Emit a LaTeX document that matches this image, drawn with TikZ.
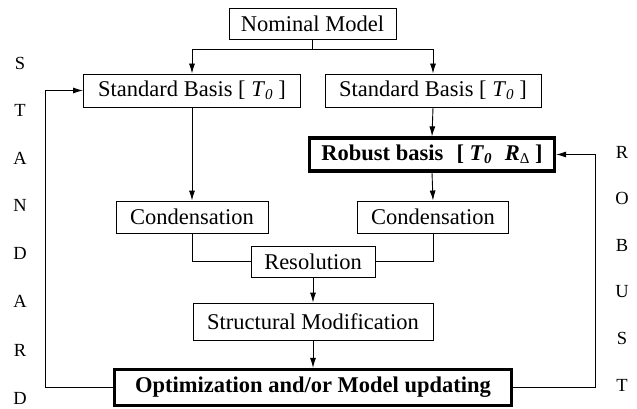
\documentclass[tikz,border=0pt]{standalone}
\usepackage{fontspec}
\setmainfont{Liberation Serif}
\usetikzlibrary{arrows.meta}
\newcommand{\subsc}[1]{\raisebox{-0.3ex}{\fontsize{15}{15}\selectfont #1}}
\begin{document}
\begin{tikzpicture}[x=1pt,y=-1pt,
  every node/.style={font=\fontsize{22.5}{24}\selectfont},
  box/.style={draw,line width=0.9pt,inner sep=0pt,rectangle},
  bbox/.style={draw,line width=3.2pt,inner sep=0pt,rectangle},
  arr/.style={-{Latex[length=10pt,width=6pt]}},
  ln/.style={line width=0.9pt},
  side/.style={font=\fontsize{18.5}{19}\selectfont,inner sep=0pt}]
\useasboundingbox (0,0) rectangle (637,409);
\node[box,minimum width=167pt,minimum height=31pt] (nom) at (312.5,23.5) {Nominal Model};
\node[box,minimum width=217pt,minimum height=33pt] (sbl) at (192,90.5) {Standard Basis [ \textit{T}\subsc{\textit{0}} ]};
\node[box,minimum width=216pt,minimum height=33pt] (sbr) at (433,90.5) {Standard Basis [ \textit{T}\subsc{\textit{0}} ]};
\node[bbox,minimum width=245pt,minimum height=33pt] (rob) at (432,154.5) {\textbf{Robust basis\,\, [ \textit{T}\subsc{\textit{0}}\,\, \textit{R}\subsc{\textnormal{Δ}} ]}};
\node[box,minimum width=152pt,minimum height=32pt] (cdl) at (192,217) {Condensation};
\node[box,minimum width=151pt,minimum height=32pt] (cdr) at (433,217) {Condensation};
\node[box,minimum width=124pt,minimum height=31pt] (res) at (313,261.5) {Resolution};
\node[box,minimum width=240pt,minimum height=37pt] (str) at (313,321.5) {Structural Modification};
\node[bbox,minimum width=397pt,minimum height=36pt] (opt) at (313,387.5) {\textbf{Optimization and/or Model updating}};
\coordinate (br) at (312.5,49);
\coordinate (lf) at (45,0);
\coordinate (rf) at (595,0);
\draw[ln] (nom.south) -- (br);
\draw[ln,arr] (br) -| (sbl.north);
\draw[ln,arr] (br) -| (sbr.north);
\draw[ln,arr] (sbl.south) -- (cdl.north);
\draw[ln,arr] (sbr.south) -- (rob.north);
\draw[ln,arr] (rob.south) -- (cdr.north);
\draw[ln] (cdl.south) |- (res.west);
\draw[ln] (cdr.south) |- (res.east);
\draw[ln,arr] (res.south) -- (str.north);
\draw[ln,arr] (str.south) -- (opt.north);
\draw[ln,arr] (opt.west) -- (opt.west -| lf) |- (sbl.west);
\draw[ln,arr] (opt.east) -- (opt.east -| rf) |- (rob.east);
\foreach \l/\y [count=\i] in {S/63,T/110.5,A/158,N/205.5,D/253,A/301,R/350,D/398}
  \node[side] (ls\i) at (20,\y) {\l};
\foreach \l/\y [count=\i] in {R/152,O/198.5,B/245,U/291.5,S/338,T/385}
  \node[side] (rs\i) at (622,\y) {\l};
\end{tikzpicture}
\end{document}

++++

• [WHAT YOU ARE ASKED TO DO] Output each line exactly; omit every picture.

• [FINAL ANSWER]
Emit a LaTeX document that matches this image, drawn with TikZ.
\documentclass[tikz,border=0pt]{standalone}
\usepackage{fontspec}
\setmainfont{Liberation Serif}
\usetikzlibrary{arrows.meta}
\newcommand{\subsc}[1]{\raisebox{-0.3ex}{\fontsize{15}{15}\selectfont #1}}
\begin{document}
\begin{tikzpicture}[x=1pt,y=-1pt,
  every node/.style={font=\fontsize{22.5}{24}\selectfont},
  box/.style={draw,line width=0.9pt,inner sep=0pt,rectangle},
  bbox/.style={draw,line width=3.2pt,inner sep=0pt,rectangle},
  arr/.style={-{Latex[length=10pt,width=6pt]}},
  ln/.style={line width=0.9pt},
  side/.style={font=\fontsize{18.5}{19}\selectfont,inner sep=0pt}]
\useasboundingbox (0,0) rectangle (637,409);
\node[box,minimum width=167pt,minimum height=31pt] (nom) at (312.5,23.5) {Nominal Model};
\node[box,minimum width=217pt,minimum height=33pt] (sbl) at (192,90.5) {Standard Basis [ \textit{T}\subsc{\textit{0}} ]};
\node[box,minimum width=216pt,minimum height=33pt] (sbr) at (433,90.5) {Standard Basis [ \textit{T}\subsc{\textit{0}} ]};
\node[bbox,minimum width=245pt,minimum height=33pt] (rob) at (432,154.5) {\textbf{Robust basis\,\, [ \textit{T}\subsc{\textit{0}}\,\, \textit{R}\subsc{\textnormal{Δ}} ]}};
\node[box,minimum width=152pt,minimum height=32pt] (cdl) at (192,217) {Condensation};
\node[box,minimum width=151pt,minimum height=32pt] (cdr) at (433,217) {Condensation};
\node[box,minimum width=124pt,minimum height=31pt] (res) at (313,261.5) {Resolution};
\node[box,minimum width=240pt,minimum height=37pt] (str) at (313,321.5) {Structural Modification};
\node[bbox,minimum width=397pt,minimum height=36pt] (opt) at (313,387.5) {\textbf{Optimization and/or Model updating}};
\coordinate (br) at (312.5,49);
\coordinate (lf) at (45,0);
\coordinate (rf) at (595,0);
\draw[ln] (nom.south) -- (br);
\draw[ln,arr] (br) -| (sbl.north);
\draw[ln,arr] (br) -| (sbr.north);
\draw[ln,arr] (sbl.south) -- (cdl.north);
\draw[ln,arr] (sbr.south) -- (rob.north);
\draw[ln,arr] (rob.south) -- (cdr.north);
\draw[ln] (cdl.south) |- (res.west);
\draw[ln] (cdr.south) |- (res.east);
\draw[ln,arr] (res.south) -- (str.north);
\draw[ln,arr] (str.south) -- (opt.north);
\draw[ln,arr] (opt.west) -- (opt.west -| lf) |- (sbl.west);
\draw[ln,arr] (opt.east) -- (opt.east -| rf) |- (rob.east);
\foreach \l/\y [count=\i] in {S/63,T/110.5,A/158,N/205.5,D/253,A/301,R/350,D/398}
  \node[side] (ls\i) at (20,\y) {\l};
\foreach \l/\y [count=\i] in {R/152,O/198.5,B/245,U/291.5,S/338,T/385}
  \node[side] (rs\i) at (622,\y) {\l};
\end{tikzpicture}
\end{document}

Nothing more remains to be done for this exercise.